Hutchinson defended continued business with China, citing agricultural products like rice, soybean and chicken that Arkansas sells to the country. Trump recently signed the first phase of a new trade deal with China, which included a pledge from China to purchase $40 billion worth of agricultural products from the United States each year.

“When added, an approximate total annualized increase of up to $308 million in export dollars may be gained by Arkansas farmers and businesses with a new deal with China,” Melvin Torres, director of Western Hemisphere trade at World Trade Center Arkansas, told Arkansas Business & Politics in January.

Prior to the new trade deal, farmers in Arkansas were hit hard by a trade war between the U.S. and China. Farmers in the state received $331.086 million in federal support during the trade war to make up for lost profits. In all, the Trump administration authorized $28 billion in farm bailouts for money lost during the trade war.

“Whenever you look at the second-leading economic power in the world and to think that we have a presence of Tyson Foods, the sale of our agricultural products to China, when Walmart is there in China … our rice, our soybeans, our poultry; we’ve got to have a presence there and be able to facilitate that relationship from a commerce standpoint in the future,” Hutchinson said.

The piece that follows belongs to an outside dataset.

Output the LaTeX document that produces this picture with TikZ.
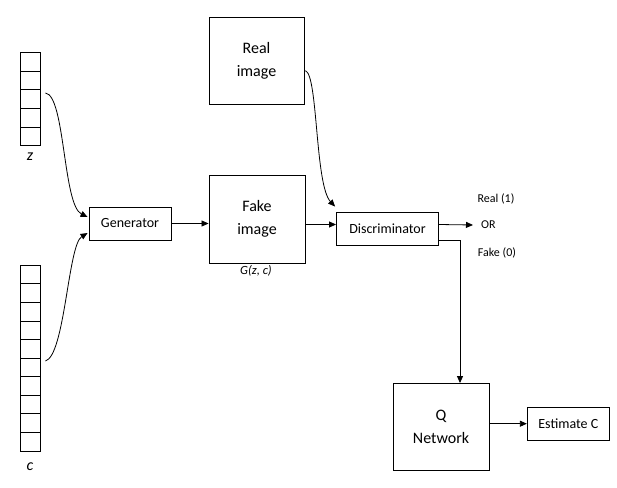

China is Arkansas’s fourth-largest foreign trading partner, accounting for $301 million in exports in 2018. Arkansas exported $3.2 billion of agricultural products that year, according to the Office of U.S. Trade Representatives.

Garner said he believes he has good support for his amendment already and expects similar legislation from other General Assembly members to be filed soon.

Sen. Tom Cotton (R-AR) has made comments similar to Garner’s, including referring to COVID-19 as the “Chinese” or “Wuhan” virus, for which he and Trump have received criticism from major news outlets and other politicians. He has cited the same study as Garner, from the University of Southampton and funded by the Bill and Melinda Gates Foundation, which said, in summary, that China could have reduced their cases by up to 95% had social distancing and quarantining measures been enacted there sooner, in his criticism of China.

The U.S. has also been criticized for its handling of the pandemic. In Arkansas, testing capacity has been low throughout the course of the virus’s spread here, calling into question the accuracy of the number of positive cases reported. Trump has personally been criticized by the media and politicians for his slow response to the outbreak in the U.S., as well as his administration’s delegation of supply procurement to states and his own suggestions to citizens to use unproven pharmaceuticals to treat the virus.

“President Trump did move early with the Chinese travel ban, and he formed a task force in January,” Garner said. “Of course hindsight is 20/20, there have probably been mistakes made, but we moved as well as you could have in an unprecedented pandemic. … A few misstatements are a lot different than what the Chinese government did.”

The amendment will be discussed at the Arkansas General Assembly’s fiscal session, which is scheduled to begin Wednesday.